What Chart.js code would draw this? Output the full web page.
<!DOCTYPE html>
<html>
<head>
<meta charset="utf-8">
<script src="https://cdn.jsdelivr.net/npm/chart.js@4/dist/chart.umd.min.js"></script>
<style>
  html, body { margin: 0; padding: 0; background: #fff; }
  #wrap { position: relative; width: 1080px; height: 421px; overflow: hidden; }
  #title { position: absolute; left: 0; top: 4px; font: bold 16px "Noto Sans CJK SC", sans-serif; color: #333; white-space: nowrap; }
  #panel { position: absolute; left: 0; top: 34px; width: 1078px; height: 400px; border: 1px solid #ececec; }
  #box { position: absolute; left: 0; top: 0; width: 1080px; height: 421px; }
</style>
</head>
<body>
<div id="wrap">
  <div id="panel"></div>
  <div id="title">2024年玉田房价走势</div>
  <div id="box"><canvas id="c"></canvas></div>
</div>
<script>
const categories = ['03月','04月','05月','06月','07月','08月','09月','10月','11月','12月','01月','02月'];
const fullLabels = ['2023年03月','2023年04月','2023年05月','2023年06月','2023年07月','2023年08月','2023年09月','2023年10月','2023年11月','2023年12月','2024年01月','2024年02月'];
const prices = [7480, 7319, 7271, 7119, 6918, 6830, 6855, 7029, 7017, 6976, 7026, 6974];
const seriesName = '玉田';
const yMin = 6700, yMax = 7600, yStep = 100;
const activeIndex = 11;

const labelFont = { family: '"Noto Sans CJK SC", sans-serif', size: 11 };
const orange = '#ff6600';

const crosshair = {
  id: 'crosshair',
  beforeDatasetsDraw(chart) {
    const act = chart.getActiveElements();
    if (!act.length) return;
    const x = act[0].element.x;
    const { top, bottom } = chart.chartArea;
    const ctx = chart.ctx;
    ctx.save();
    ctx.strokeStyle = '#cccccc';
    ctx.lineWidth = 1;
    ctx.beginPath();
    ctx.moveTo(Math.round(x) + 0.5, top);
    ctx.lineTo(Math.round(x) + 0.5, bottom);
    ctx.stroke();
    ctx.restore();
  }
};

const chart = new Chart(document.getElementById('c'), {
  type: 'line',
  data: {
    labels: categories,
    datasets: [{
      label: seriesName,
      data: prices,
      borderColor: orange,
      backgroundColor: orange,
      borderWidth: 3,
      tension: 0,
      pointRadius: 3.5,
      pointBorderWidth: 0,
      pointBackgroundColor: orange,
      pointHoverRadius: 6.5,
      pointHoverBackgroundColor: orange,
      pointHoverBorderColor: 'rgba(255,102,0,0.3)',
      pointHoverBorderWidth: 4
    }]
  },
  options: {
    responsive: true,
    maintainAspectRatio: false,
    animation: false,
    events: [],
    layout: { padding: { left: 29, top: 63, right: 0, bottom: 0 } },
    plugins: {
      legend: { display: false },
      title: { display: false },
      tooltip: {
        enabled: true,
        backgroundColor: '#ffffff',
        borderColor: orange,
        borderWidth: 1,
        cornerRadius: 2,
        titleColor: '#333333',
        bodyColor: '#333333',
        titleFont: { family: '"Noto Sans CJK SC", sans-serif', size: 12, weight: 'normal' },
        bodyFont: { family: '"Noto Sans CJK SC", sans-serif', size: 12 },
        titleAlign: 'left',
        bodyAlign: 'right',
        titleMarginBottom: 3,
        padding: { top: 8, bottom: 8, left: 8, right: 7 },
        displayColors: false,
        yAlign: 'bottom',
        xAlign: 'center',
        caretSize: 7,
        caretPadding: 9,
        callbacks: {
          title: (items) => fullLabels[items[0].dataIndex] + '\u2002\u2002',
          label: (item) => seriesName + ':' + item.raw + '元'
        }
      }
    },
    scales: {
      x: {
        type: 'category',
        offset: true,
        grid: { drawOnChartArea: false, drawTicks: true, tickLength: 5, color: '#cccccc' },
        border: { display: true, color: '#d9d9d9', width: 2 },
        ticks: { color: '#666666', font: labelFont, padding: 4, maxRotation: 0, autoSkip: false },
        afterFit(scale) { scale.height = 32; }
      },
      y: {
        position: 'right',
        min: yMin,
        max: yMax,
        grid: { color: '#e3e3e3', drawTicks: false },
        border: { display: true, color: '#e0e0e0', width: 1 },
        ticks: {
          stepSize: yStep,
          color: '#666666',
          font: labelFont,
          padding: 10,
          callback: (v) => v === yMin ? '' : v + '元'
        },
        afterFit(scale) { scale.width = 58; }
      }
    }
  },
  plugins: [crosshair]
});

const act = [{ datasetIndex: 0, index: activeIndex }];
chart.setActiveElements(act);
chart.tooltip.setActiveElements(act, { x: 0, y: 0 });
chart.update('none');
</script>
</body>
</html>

--

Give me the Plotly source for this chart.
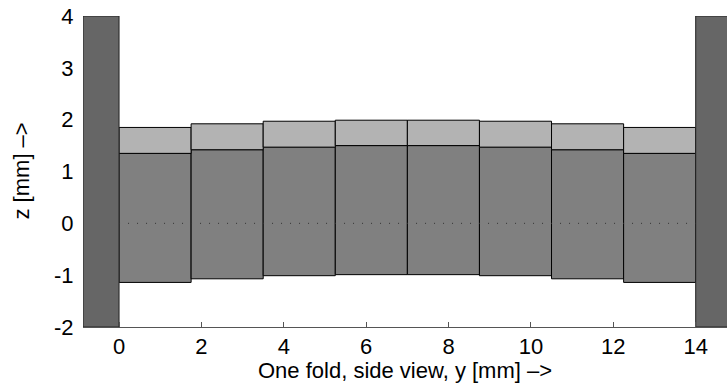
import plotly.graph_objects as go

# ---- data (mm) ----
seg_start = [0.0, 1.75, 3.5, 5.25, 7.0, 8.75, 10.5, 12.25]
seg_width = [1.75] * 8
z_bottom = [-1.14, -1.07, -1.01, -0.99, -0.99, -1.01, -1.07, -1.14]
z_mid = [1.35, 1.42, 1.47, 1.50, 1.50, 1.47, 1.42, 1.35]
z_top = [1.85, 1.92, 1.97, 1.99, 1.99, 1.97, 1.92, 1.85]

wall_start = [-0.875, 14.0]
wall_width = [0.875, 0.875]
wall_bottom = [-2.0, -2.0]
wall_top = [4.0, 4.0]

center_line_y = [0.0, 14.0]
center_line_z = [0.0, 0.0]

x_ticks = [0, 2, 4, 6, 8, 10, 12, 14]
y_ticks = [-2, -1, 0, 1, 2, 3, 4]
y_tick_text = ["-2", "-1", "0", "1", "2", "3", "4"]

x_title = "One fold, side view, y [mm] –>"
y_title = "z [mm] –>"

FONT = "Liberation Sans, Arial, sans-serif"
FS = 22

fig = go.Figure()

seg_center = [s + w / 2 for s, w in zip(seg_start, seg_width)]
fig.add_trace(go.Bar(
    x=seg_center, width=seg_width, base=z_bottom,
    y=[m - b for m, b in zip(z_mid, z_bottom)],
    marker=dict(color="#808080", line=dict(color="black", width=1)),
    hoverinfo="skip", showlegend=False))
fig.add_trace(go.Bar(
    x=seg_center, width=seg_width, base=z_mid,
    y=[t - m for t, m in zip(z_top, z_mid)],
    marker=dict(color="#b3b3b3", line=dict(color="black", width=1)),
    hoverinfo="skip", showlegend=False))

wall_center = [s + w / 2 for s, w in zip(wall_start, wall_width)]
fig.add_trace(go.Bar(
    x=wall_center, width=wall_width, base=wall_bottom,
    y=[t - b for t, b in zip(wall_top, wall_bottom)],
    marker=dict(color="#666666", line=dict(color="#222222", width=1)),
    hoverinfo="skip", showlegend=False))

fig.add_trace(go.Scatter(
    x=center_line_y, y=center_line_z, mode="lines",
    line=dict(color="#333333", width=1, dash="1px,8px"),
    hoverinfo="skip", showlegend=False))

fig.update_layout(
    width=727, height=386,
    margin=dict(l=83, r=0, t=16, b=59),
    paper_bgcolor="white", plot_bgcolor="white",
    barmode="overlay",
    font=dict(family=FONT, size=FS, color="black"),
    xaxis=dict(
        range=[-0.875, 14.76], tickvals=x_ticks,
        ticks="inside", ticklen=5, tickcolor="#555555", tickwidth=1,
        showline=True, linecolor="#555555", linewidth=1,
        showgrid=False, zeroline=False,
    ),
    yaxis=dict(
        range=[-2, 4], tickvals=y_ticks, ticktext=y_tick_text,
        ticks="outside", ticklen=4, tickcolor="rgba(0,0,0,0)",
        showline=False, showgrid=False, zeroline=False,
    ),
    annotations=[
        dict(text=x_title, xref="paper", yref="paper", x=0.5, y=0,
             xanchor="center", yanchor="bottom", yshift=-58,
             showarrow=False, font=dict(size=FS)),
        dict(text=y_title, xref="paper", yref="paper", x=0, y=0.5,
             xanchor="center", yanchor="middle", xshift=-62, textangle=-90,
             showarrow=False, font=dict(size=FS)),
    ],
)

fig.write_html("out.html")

* Your goal: Without the pictures, give again only the lines beginning at the line that contains "Give me the Plotly source for this chart." and stopping after the line that contains "import plotly.graph_objects as go", exactly as written.

* Exercise solution:
Give me the Plotly source for this chart.
import plotly.graph_objects as go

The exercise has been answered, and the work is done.